Written exercise:
Where a line contains the word "chart", copy that line in full.

Recorded information:
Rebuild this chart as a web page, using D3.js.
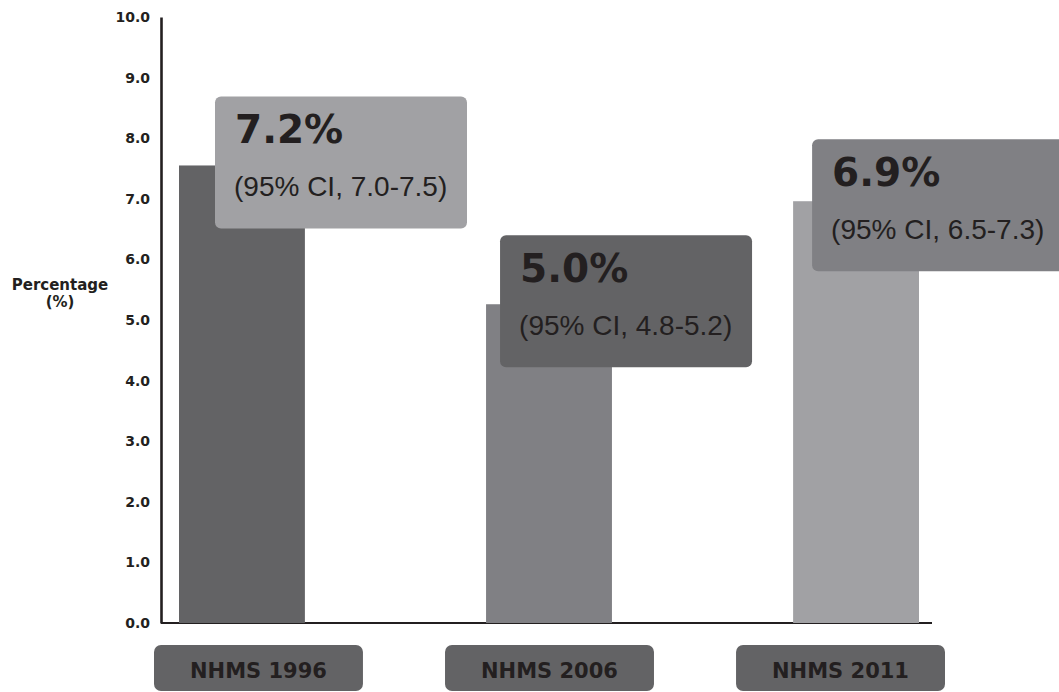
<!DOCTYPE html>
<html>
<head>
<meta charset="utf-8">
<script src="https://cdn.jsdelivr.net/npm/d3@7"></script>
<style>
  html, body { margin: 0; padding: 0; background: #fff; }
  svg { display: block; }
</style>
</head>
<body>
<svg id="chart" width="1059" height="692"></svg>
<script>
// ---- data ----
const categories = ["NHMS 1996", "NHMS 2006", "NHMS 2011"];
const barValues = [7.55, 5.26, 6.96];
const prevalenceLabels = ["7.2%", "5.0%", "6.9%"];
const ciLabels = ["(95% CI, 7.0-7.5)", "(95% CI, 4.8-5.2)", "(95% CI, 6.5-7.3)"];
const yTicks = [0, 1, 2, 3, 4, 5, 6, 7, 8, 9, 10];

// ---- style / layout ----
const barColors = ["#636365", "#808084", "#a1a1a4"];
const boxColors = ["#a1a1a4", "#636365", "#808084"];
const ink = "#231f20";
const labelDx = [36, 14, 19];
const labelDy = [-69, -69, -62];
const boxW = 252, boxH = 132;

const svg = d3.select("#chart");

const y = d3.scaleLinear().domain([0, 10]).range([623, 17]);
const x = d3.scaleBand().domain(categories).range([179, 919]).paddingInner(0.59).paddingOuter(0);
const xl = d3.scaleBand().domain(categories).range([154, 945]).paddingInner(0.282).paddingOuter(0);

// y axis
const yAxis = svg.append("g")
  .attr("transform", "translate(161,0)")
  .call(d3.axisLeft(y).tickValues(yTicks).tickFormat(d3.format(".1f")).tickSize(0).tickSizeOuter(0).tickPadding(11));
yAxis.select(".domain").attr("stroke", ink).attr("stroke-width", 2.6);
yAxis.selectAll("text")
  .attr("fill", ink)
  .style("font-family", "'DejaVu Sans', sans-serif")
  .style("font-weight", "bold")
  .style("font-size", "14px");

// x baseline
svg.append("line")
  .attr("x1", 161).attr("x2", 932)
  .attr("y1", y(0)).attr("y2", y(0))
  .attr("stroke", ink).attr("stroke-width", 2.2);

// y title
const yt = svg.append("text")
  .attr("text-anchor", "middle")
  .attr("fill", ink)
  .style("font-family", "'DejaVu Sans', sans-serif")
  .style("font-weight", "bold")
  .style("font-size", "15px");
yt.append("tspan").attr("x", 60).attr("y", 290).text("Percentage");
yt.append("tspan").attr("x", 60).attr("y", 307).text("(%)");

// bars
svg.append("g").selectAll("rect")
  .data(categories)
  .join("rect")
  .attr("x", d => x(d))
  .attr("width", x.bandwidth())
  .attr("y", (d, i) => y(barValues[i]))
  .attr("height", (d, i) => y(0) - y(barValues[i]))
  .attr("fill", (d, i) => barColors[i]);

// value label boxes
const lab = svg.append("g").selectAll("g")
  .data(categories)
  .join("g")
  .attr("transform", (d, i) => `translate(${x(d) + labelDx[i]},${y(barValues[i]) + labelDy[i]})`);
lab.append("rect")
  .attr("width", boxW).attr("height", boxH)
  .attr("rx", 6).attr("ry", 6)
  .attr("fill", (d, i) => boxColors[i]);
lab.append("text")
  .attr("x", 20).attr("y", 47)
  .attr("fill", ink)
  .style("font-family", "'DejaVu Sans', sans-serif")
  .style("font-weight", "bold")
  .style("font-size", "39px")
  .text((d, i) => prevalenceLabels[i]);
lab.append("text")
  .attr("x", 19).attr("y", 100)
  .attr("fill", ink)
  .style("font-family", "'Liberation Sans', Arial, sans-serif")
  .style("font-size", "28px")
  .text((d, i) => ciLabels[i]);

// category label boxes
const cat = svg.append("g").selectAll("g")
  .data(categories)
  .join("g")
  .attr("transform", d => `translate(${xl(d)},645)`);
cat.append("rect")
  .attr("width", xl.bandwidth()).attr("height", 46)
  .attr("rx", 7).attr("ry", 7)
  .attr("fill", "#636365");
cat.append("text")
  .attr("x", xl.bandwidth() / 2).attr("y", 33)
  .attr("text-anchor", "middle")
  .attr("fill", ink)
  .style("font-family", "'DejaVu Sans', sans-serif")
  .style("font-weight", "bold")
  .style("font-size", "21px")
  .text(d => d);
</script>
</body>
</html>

Answer in full:
Rebuild this chart as a web page, using D3.js.
<svg id="chart" width="1059" height="692"></svg>
const svg = d3.select("#chart");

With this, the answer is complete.